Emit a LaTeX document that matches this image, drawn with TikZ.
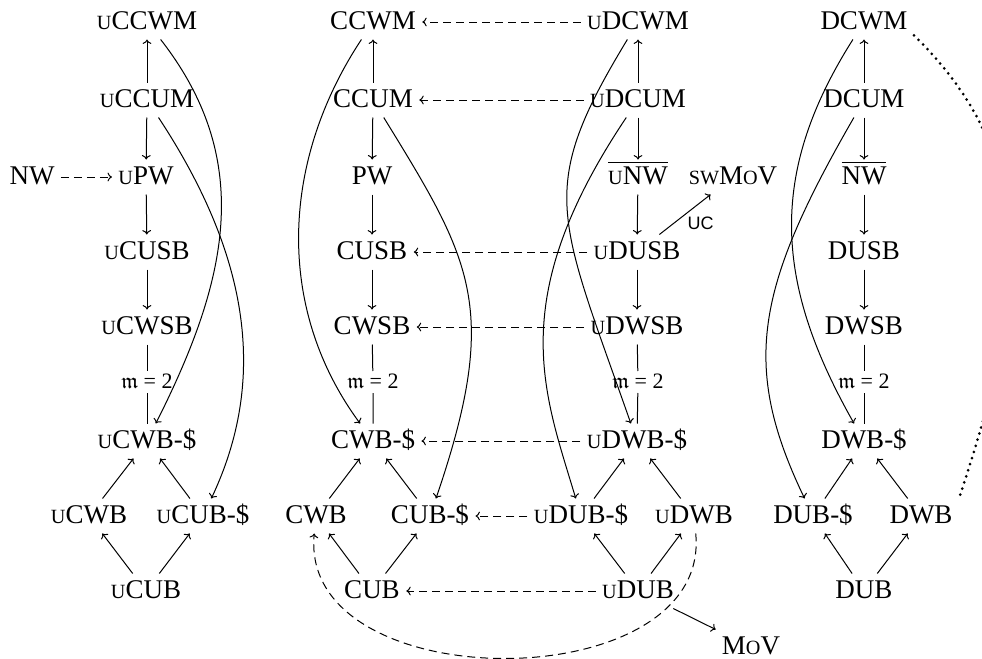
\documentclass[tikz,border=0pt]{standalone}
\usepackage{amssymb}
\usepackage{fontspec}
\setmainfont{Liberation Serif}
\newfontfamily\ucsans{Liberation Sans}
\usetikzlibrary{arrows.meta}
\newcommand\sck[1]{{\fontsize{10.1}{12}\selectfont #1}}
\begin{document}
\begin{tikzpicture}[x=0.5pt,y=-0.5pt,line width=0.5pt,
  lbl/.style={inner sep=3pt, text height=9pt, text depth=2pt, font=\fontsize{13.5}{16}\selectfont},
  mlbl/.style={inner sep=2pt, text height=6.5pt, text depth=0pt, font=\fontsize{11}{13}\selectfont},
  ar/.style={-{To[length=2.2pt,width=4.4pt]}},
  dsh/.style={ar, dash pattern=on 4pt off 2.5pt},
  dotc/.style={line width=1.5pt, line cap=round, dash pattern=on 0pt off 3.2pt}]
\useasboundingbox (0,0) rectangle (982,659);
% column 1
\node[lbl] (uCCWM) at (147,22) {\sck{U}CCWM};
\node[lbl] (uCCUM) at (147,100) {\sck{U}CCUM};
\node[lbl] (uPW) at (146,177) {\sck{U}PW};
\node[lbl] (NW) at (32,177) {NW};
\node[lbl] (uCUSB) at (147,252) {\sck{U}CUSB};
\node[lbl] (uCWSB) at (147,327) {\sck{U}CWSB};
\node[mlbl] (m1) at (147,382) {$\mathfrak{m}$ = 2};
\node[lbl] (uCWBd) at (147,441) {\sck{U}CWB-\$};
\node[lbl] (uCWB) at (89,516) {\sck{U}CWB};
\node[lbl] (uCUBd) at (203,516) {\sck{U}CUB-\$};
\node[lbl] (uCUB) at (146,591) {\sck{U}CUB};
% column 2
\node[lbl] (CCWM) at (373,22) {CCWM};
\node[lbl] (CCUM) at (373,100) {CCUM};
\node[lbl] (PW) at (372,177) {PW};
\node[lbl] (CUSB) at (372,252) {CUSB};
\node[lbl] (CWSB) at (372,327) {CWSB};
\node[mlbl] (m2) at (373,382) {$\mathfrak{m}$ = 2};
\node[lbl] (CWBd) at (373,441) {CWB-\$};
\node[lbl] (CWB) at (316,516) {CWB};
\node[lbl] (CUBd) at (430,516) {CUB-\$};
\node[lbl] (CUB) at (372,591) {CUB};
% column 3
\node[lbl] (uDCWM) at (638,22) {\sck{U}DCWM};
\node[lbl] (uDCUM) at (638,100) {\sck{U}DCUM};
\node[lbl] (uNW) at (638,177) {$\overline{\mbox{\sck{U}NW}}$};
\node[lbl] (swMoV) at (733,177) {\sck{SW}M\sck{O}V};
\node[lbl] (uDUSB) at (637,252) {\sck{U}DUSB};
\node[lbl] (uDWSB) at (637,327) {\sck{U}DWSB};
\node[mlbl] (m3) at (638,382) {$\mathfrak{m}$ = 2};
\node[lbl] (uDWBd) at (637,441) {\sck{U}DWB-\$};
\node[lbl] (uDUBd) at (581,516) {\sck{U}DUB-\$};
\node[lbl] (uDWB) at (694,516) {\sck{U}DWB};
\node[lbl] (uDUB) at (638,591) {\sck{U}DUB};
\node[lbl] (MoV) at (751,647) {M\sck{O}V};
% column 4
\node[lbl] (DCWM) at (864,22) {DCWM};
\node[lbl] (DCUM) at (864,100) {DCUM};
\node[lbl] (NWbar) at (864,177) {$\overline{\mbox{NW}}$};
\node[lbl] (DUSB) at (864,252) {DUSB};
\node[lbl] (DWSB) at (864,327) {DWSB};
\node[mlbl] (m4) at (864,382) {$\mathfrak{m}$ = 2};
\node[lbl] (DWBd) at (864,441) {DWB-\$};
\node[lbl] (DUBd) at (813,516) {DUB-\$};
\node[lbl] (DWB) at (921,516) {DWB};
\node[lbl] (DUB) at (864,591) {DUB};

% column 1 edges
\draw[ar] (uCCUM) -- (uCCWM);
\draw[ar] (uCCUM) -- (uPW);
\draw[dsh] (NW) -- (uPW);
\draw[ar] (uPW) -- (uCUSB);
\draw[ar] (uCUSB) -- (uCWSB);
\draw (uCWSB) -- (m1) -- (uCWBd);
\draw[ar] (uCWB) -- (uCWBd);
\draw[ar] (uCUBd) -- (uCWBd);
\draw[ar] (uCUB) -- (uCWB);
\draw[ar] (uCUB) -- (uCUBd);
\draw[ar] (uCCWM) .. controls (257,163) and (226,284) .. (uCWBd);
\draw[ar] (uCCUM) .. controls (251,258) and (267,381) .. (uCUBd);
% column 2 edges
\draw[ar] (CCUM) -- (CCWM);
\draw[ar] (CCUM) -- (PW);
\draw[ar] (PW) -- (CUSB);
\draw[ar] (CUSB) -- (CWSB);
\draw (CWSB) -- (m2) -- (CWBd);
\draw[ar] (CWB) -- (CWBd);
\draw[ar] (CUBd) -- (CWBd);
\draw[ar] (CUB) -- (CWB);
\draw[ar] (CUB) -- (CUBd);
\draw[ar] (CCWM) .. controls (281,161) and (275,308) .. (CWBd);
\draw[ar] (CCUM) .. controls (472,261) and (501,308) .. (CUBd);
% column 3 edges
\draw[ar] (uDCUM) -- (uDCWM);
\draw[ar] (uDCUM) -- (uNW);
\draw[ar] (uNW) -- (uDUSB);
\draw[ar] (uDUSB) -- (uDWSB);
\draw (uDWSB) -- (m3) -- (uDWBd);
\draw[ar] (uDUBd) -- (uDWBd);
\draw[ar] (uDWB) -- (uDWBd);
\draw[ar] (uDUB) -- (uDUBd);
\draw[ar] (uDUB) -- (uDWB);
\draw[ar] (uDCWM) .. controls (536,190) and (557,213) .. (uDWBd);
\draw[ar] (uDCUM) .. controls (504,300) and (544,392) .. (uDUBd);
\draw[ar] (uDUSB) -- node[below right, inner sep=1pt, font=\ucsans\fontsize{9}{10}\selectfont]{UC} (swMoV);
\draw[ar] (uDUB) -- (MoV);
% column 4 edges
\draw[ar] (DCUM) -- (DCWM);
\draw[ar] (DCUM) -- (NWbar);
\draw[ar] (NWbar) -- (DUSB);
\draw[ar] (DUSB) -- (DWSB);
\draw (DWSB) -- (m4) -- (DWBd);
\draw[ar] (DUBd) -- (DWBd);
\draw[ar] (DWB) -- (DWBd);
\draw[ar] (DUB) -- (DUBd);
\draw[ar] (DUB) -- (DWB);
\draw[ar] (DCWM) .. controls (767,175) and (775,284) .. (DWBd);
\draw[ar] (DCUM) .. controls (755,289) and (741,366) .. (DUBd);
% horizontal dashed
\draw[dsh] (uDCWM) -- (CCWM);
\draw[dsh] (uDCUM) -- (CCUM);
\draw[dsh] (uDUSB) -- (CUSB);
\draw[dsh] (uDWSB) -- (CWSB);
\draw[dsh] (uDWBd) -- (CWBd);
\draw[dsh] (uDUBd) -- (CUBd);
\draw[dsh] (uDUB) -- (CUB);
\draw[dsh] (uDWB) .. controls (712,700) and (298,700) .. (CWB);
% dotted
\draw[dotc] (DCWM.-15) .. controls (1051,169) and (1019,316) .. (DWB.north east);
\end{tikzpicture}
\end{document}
_ _ _ _
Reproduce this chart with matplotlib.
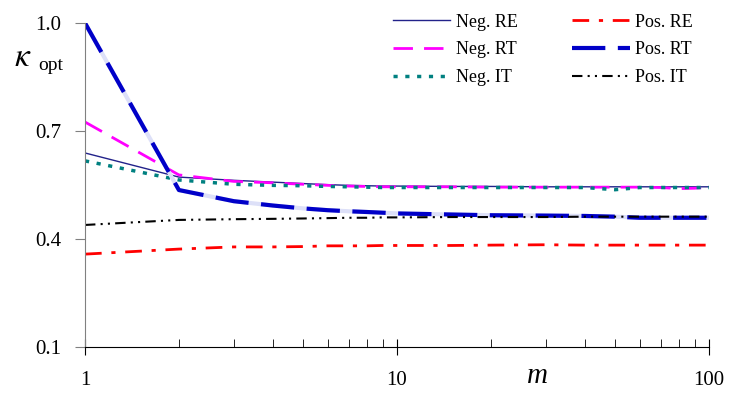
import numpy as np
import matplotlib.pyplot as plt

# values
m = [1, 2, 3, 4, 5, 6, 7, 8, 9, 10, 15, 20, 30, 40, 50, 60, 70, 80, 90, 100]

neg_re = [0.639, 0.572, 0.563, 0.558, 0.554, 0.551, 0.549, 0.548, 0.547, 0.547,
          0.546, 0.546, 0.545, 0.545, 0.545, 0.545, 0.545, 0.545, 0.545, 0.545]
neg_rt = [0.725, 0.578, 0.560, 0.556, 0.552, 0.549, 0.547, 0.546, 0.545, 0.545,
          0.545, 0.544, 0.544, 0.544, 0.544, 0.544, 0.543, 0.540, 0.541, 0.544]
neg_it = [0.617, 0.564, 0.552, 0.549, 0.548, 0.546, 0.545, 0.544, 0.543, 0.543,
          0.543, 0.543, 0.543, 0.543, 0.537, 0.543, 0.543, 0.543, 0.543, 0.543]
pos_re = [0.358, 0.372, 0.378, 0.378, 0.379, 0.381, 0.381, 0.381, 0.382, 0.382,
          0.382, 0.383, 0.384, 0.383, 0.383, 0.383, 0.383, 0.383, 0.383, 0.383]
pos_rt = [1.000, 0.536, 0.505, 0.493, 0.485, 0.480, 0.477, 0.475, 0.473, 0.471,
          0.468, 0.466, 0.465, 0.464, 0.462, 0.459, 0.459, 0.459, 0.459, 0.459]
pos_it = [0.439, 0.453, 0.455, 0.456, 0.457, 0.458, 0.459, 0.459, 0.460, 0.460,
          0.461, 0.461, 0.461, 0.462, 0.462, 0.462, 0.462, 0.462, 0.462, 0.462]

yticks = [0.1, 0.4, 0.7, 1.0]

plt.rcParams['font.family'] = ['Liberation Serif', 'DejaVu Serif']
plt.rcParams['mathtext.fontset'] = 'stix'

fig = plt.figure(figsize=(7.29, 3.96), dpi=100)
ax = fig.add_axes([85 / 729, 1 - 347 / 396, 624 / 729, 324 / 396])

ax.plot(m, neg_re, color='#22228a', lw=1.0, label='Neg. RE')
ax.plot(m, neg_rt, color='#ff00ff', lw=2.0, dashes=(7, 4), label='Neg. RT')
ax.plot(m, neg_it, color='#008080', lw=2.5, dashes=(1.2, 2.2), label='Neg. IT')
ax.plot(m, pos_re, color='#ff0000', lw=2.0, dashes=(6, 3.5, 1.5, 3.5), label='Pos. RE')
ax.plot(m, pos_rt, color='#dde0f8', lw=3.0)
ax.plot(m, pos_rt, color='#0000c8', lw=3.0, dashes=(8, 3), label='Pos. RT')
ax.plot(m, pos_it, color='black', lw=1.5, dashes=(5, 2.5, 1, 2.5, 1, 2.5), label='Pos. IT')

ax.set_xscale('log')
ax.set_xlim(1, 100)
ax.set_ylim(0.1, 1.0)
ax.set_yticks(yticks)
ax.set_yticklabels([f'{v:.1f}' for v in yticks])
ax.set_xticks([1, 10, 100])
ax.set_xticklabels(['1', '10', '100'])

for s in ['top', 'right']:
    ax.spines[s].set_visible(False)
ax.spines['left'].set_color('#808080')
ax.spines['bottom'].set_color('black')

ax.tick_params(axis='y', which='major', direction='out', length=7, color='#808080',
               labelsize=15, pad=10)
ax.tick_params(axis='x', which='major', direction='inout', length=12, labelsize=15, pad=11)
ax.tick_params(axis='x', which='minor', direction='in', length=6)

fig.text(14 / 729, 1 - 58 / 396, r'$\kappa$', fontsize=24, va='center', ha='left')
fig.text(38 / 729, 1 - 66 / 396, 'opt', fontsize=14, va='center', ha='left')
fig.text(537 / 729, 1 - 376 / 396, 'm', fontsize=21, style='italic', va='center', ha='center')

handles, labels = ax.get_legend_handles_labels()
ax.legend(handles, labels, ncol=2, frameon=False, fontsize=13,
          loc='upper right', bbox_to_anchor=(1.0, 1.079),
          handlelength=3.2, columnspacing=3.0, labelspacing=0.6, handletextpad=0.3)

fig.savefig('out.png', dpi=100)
_ _ _ _
**Short task**
Copy only what runs above from the line containing "Reproduce this chart with matplotlib." through the line containing "80, 90, 100]", exactly. Leave out the pictures.

**Written response**
Reproduce this chart with matplotlib.
import numpy as np
import matplotlib.pyplot as plt

# values
m = [1, 2, 3, 4, 5, 6, 7, 8, 9, 10, 15, 20, 30, 40, 50, 60, 70, 80, 90, 100]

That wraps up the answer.